The Country from Hell

Your heart full of defeat, you stand your ground. There is no way you could ever afford to replace the stupid surge protector. You'll have to look like a fool and give it back to Szil. He'll laugh at you, because Frosties never have any mercy. You hate your American cousin. Why did she dangle this carrot in front of you? You knew you would never have anything like an American-made laptop, but yet she tortured you with the possibility. At least you had gotten to see the startup screen for a moment before that loud pop and the smell of electrical fire filled the room…

Szil walks slowly back in, carefully balancing an armload of medical supplies. Again, despite yourself, you find your lips curling upwards.

"I wasn't shot, you know."

"Shhh. Leave Dr. Szil to his work. You will forget that you were ever hurt."

Life is a joke, right? Why not submit yourself to a devilishly charming Frosty on this hot summer hell of a day? You sit down in the chair opposite his desk, placing your soiled foot right on top of the Frosty Times while pulling your skirt up a little. Pure Iadian instinct.

Szil gets down on one knee, placing his medical supplies carefully next to your elevated foot, which really has begun to throb now. He squirts some antiseptic on a piece of gauze, then runs it smoothly up and down your shin, patting gently at the knee to remove the gravel and blood imbedded there. You shiver with pain, but remain silent. Szil fills the suddenly awkward silence by singing.
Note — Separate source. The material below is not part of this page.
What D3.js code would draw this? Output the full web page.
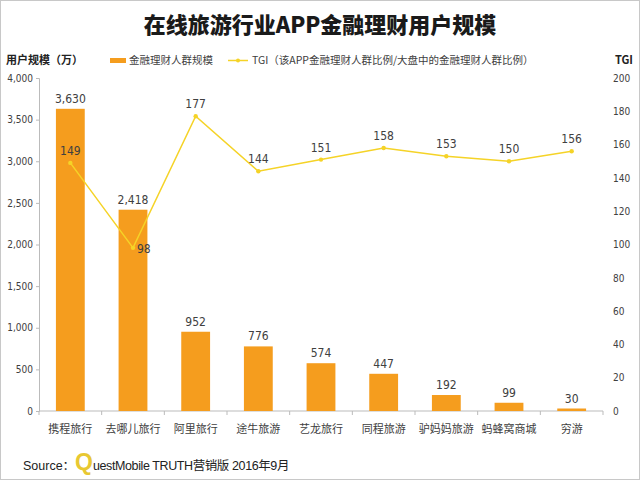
<!DOCTYPE html>
<html><head><meta charset="utf-8">
<script src="https://cdn.jsdelivr.net/npm/d3@7"></script>
<style>html,body{margin:0;padding:0;background:#fff;}svg{display:block;font-family:"Noto Sans CJK SC","DejaVu Sans",sans-serif;}</style>
</head><body>
<svg id="c" width="640" height="480"></svg>
<script>
const categories = ["携程旅行","去哪儿旅行","阿里旅行","途牛旅游","艺龙旅行","同程旅游","驴妈妈旅游","蚂蜂窝商城","穷游"];
const users = [3630,2418,952,776,574,447,192,99,30];
const tgi = [149,98,177,144,151,158,153,150,156];
const leftTicks = [0,500,1000,1500,2000,2500,3000,3500,4000];
const rightTicks = [0,20,40,60,80,100,120,140,160,180,200];

const svg = d3.select("#c");
svg.append("rect").attr("x",0.5).attr("y",0.5).attr("width",639).attr("height",479).attr("fill","#fff").attr("stroke","#c8c8c8");

const L=39,R=603,T=78,B=411;
const x = d3.scaleBand().domain(categories).range([L,R]).paddingInner(0.54).paddingOuter(0.27);
const xb = d3.scaleBand().domain(categories).range([L,R]);
const yL = d3.scaleLinear().domain([0,4000]).range([B,T]);
const yR = d3.scaleLinear().domain([0,200]).range([B,T]);
const textCol="#404040";

svg.append("text").attr("x",320).attr("y",33).attr("text-anchor","middle").attr("font-size",22).attr("font-weight","900").attr("fill","#1a1a1a").text("在线旅游行业APP金融理财用户规模");

svg.append("text").attr("x",6).attr("y",64).attr("font-size",11).attr("font-weight","bold").attr("fill","#222").text("用户规模（万）");
svg.append("text").attr("x",633).attr("y",64).attr("text-anchor","end").attr("font-size",11).attr("font-weight","bold").attr("fill","#222").text("TGI");
// legend
svg.append("rect").attr("x",110).attr("y",58).attr("width",16).attr("height",5).attr("fill","#F59D1E");
svg.append("text").attr("x",129).attr("y",64).attr("font-size",10.5).attr("fill",textCol).text("金融理财人群规模");
svg.append("line").attr("x1",228).attr("x2",248).attr("y1",60.5).attr("y2",60.5).attr("stroke","#F5D327").attr("stroke-width",1.5);
svg.append("circle").attr("cx",238).attr("cy",60.5).attr("r",2).attr("fill","#F5D327");
svg.append("text").attr("x",252).attr("y",64).attr("font-size",10.5).attr("fill",textCol).text("TGI（该APP金融理财人群比例/大盘中的金融理财人群比例）");

// left axis
const gl = svg.append("g").attr("transform",`translate(${L},0)`).call(d3.axisLeft(yL).tickValues(leftTicks).tickSize(3).tickFormat(d3.format(",")));
gl.select(".domain").attr("stroke","#bbb");
gl.selectAll(".tick line").attr("stroke","#bbb");
gl.selectAll("text").attr("font-size",10).attr("fill",textCol).attr("font-family","DejaVu Sans Condensed, sans-serif");
// right axis
const gr = svg.append("g").attr("transform",`translate(${R},0)`).call(d3.axisRight(yR).tickValues(rightTicks).tickSize(0).tickPadding(10));
gr.select(".domain").remove();
gr.selectAll("text").attr("font-size",10).attr("fill",textCol).attr("font-family","DejaVu Sans Condensed, sans-serif");
// bottom axis
const gb = svg.append("g").attr("transform",`translate(0,${B})`);
gb.append("line").attr("x1",L).attr("x2",R).attr("stroke","#bbb");
gb.selectAll("line.t").data(categories.concat(["_end"])).join("line").attr("class","t")
  .attr("x1",d=>d==="_end"?R:xb(d)).attr("x2",d=>d==="_end"?R:xb(d)).attr("y1",0).attr("y2",4).attr("stroke","#bbb");
gb.selectAll("text").data(categories).join("text").attr("x",d=>xb(d)+xb.bandwidth()/2).attr("y",22)
  .attr("text-anchor","middle").attr("font-size",11).attr("fill",textCol).text(d=>d);

// bars
svg.selectAll("rect.bar").data(users).join("rect").attr("class","bar")
  .attr("x",(d,i)=>x(categories[i])).attr("width",x.bandwidth())
  .attr("y",d=>yL(d)).attr("height",d=>B-yL(d)).attr("fill","#F59D1E");
svg.selectAll("text.bl").data(users).join("text").attr("class","bl")
  .attr("x",(d,i)=>x(categories[i])+x.bandwidth()/2).attr("y",d=>yL(d)-6)
  .attr("text-anchor","middle").attr("font-size",12).attr("fill",textCol).attr("font-family","DejaVu Sans Condensed, sans-serif")
  .text(d=>d3.format(",")(d));

// line
const cx = i=>xb(categories[i])+xb.bandwidth()/2;
svg.append("path").datum(tgi).attr("fill","none").attr("stroke","#F5D327").attr("stroke-width",1.5)
  .attr("d",d3.line().x((d,i)=>cx(i)).y(d=>yR(d)));
svg.selectAll("circle.p").data(tgi).join("circle").attr("class","p").attr("cx",(d,i)=>cx(i)).attr("cy",d=>yR(d)).attr("r",2.2).attr("fill","#F5D327");
svg.selectAll("text.tl").data(tgi).join("text").attr("class","tl")
  .attr("x",(d,i)=>i===1?cx(i)+4:cx(i)).attr("y",(d,i)=>i===1?yR(d)+5:yR(d)-8)
  .attr("text-anchor",(d,i)=>i===1?"start":"middle").attr("font-size",12).attr("fill",textCol).attr("font-family","DejaVu Sans Condensed, sans-serif")
  .text(d=>d);

// source
const src = svg.append("text").attr("x",23).attr("y",470).attr("font-size",12.5).attr("fill","#222").attr("font-family","Liberation Sans, Noto Sans CJK SC, sans-serif");
src.append("tspan").text("Source：");
src.append("tspan").attr("font-size",23).attr("fill","#E8C832").attr("font-weight","bold").text("Q");
src.append("tspan").attr("letter-spacing","-0.4").text("uestMobile TRUTH营销版 2016年9月");
</script>
</body></html>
"At night in John's garden
All the little birds sleep
All the little birds sleep
Only one can find no calm
As she flies from palm to palm
Forever calling out to John…
"

"Please don't butcher my people's folksongs," you scold him coldly, even as he throws gauze after gauze to the floor in a mad effort to fully restore your leg. Finally, he finishes his masterwork by placing a huge neon blue bandage on your knee.

"Sorry, that's the only color I've got," he says, laughing a little.

"Why do you have all this stuff here anyway?"

"Well, the fact is I go hiking a lot after work. I'm always falling and hurting myself, so I bring my special Dr. Szil Cure Pack with me. You were lucky to get a blue bandage. I might have been mean and used orange instead."

"Thank you," you say brusquely, standing up quickly with a tingly feeling in your head.

"My pleasure," he answers graciously. "Speaking of the woods, there is a big party tonight in the Klo Forest, not too far out of town. I don't suppose you're a girl who goes to parties in the woods?"

"Um…"

"Anyway, here is my business card. Call me if you want to talk about something other than surge protectors."

Your face is beginning to hurt from smiling too much, so rather than answer him or let the conversation continue any further, you take the card from his outstretched hand, drop both surge protectors on the desk and walk quickly out, muttering another quick, "Thank you" as you go.